I didn’t think, who has died?, the way I would back home. 3am is 11am there. Not a time when anyone should call us, but a safe time nonetheless. Then I kept hearing, oh no … oh no … oh no … And then, no, he’s here. He’s asleep. In the room next to us.
In a six week period, I flew the Amsterdam-Australia route with Malaysian Airlines three times. The first time, just before I boarded in Sydney, I heard the news that one of their planes was missing. I didn’t know what was happening, but that didn’t worry me at all. Air travel is safe. Statistically invalid though it is, if I reacted at all, it was only to think that if here had been a recent disaster, air travel was for the moment, even safer. Only at breakfast the next morning in Kuala Lumpur, reading a local paper, did I realise the extent of the tragedy, did the selfishness of my glib reaction sink in.
My next trip was back home a month later, on the noon MH 17 flight. We flew over the Ukraine again, just as I did a fortnight later as I brought my family to join me in Europe.

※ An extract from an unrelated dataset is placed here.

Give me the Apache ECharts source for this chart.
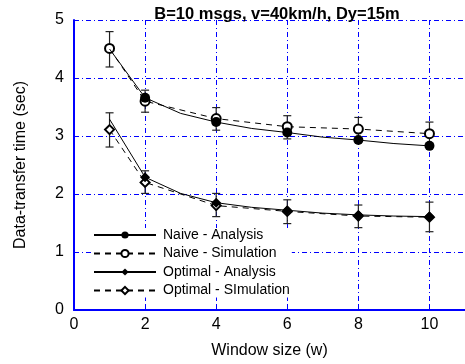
<!DOCTYPE html>
<html><head><meta charset="utf-8">
<script src="https://cdn.jsdelivr.net/npm/echarts@6/dist/echarts.min.js"></script>
<style>html,body{margin:0;padding:0;background:#fff}#c{width:465px;height:364px}</style>
</head><body><div id="c"></div>
<script>
// Window sizes
var simX = [1, 2, 4, 6, 8, 10];
var anaX = [1, 2, 3, 4, 5, 6, 7, 8, 9, 10];
// Analysis curves (markers only at the simulated window sizes)
var naiveAnalysis = [4.50, 3.66, 3.39, 3.24, 3.13, 3.06, 2.98, 2.93, 2.87, 2.83];
var optimalAnalysis = [3.29, 2.29, 2.01, 1.85, 1.77, 1.72, 1.67, 1.64, 1.62, 1.61];
// Simulation values and error bars
var naiveSim = [4.51, 3.60, 3.30, 3.16, 3.12, 3.04];
var naiveSimLow = [4.19, 3.41, 3.10, 2.95, 2.92, 2.84];
var naiveSimHigh = [4.80, 3.79, 3.49, 3.35, 3.32, 3.24];
var optimalSim = [3.11, 2.20, 1.80, 1.70, 1.62, 1.60];
var optimalSimLow = [2.81, 2.01, 1.61, 1.49, 1.42, 1.35];
var optimalSimHigh = [3.40, 2.40, 2.01, 1.90, 1.81, 1.86];
var markerX = [2, 4, 6, 8, 10];

var FONT = "'Liberation Sans', Arial, sans-serif";
function anaData(ys) {
  return anaX.map(function (x, i) {
    var d = { value: [x, ys[i]] };
    if (markerX.indexOf(x) < 0) d.symbol = 'none';
    return d;
  });
}
function simData(ys) { return simX.map(function (x, i) { return [x, ys[i]]; }); }
function errData(lo, hi) { return simX.map(function (x, i) { return [x, lo[i], hi[i]]; }); }
function errRender(params, api) {
  var x = api.value(0);
  var p1 = api.coord([x, api.value(1)]);
  var p2 = api.coord([x, api.value(2)]);
  var w = 4;
  var st = { stroke: '#222', lineWidth: 1.2 };
  return { type: 'group', children: [
    { type: 'line', shape: { x1: p1[0], y1: p1[1], x2: p2[0], y2: p2[1] }, style: st },
    { type: 'line', shape: { x1: p1[0] - w, y1: p1[1], x2: p1[0] + w, y2: p1[1] }, style: st },
    { type: 'line', shape: { x1: p2[0] - w, y1: p2[1], x2: p2[0] + w, y2: p2[1] }, style: st }
  ]};
}
var grid = { color: '#0000FF', type: [5, 3, 1, 3], width: 1 };
var chart = echarts.init(document.getElementById('c'), null, { renderer: 'canvas' });
chart.setOption({
  animation: false,
  backgroundColor: '#fff',
  title: { text: 'B=10 msgs, v=40km/h, Dy=15m', left: 272, textAlign: 'center', top: 1,
    textStyle: { fontFamily: FONT, fontSize: 16.5, fontWeight: 'bold', color: '#000' } },
  grid: { left: 74, right: -3, top: 20, bottom: 54 },
  xAxis: { type: 'value', min: 0, max: 11, interval: 2,
    name: 'Window size (w)', nameLocation: 'middle', nameGap: 33,
    nameTextStyle: { fontFamily: FONT, fontSize: 16, color: '#000' },
    axisLine: { onZero: false, lineStyle: { color: '#0000FF', width: 2 } },
    axisTick: { inside: true, length: 5, lineStyle: { color: '#0000FF', width: 1 } },
    axisLabel: { fontFamily: FONT, fontSize: 16, color: '#000', margin: 7, showMaxLabel: false },
    splitLine: { show: true, lineStyle: grid } },
  yAxis: { type: 'value', min: 0, max: 5, interval: 1,
    name: 'Data-transfer time (sec)', nameLocation: 'middle', nameGap: 45,
    nameTextStyle: { fontFamily: FONT, fontSize: 16, color: '#000' },
    axisLine: { show: true, onZero: false, lineStyle: { color: '#0000FF', width: 2 } },
    axisTick: { show: true, inside: true, length: 5, lineStyle: { color: '#0000FF', width: 1 } },
    axisLabel: { fontFamily: FONT, fontSize: 16, color: '#000', margin: 10 },
    splitLine: { show: true, lineStyle: grid } },
  legend: { orient: 'vertical', left: 93, top: 228, itemWidth: 62, itemHeight: 9, itemGap: 4.5,
    padding: [0, 2, 0, 0], backgroundColor: '#fff',
    textStyle: { fontFamily: FONT, fontSize: 14, color: '#000', padding: [0, 0, 0, 2] },
    data: ['Naive - Analysis', 'Naive - Simulation', 'Optimal - Analysis', 'Optimal - SImulation'] },
  series: [
    { type: 'custom', name: 'errN', data: errData(naiveSimLow, naiveSimHigh), renderItem: errRender, z: 1 },
    { type: 'custom', name: 'errO', data: errData(optimalSimLow, optimalSimHigh), renderItem: errRender, z: 1 },
    { type: 'line', name: 'Naive - Analysis', data: anaData(naiveAnalysis), symbol: 'circle', symbolSize: 10,
      itemStyle: { color: '#000' }, lineStyle: { color: '#000', width: 1 }, z: 3 },
    { type: 'line', name: 'Naive - Simulation', data: simData(naiveSim), symbol: 'emptyCircle', symbolSize: 9,
      itemStyle: { color: '#000', borderWidth: 1 }, lineStyle: { color: '#000', width: 1, type: [6, 5] }, z: 2 },
    { type: 'line', name: 'Optimal - Analysis', data: anaData(optimalAnalysis), symbol: 'diamond', symbolSize: 10,
      itemStyle: { color: '#000' }, lineStyle: { color: '#000', width: 1 }, z: 3 },
    { type: 'line', name: 'Optimal - SImulation', data: simData(optimalSim), symbol: 'emptyDiamond', symbolSize: 9,
      itemStyle: { color: '#000', borderWidth: 1 }, lineStyle: { color: '#000', width: 1, type: [6, 5] }, z: 2 }
  ]
});
</script></body></html>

My wife’s octogenarian uncle, spry and fit and still travelling the world, has been using our home here as a base while he journeyed around Europe. He was travelling home on MH 17 on Friday. We had gone to bed that night not knowing that Thursday’s flight had simply been shot out of the sky, killing everyone. Our family in Australia suddenly worried that they may have had the date wrong.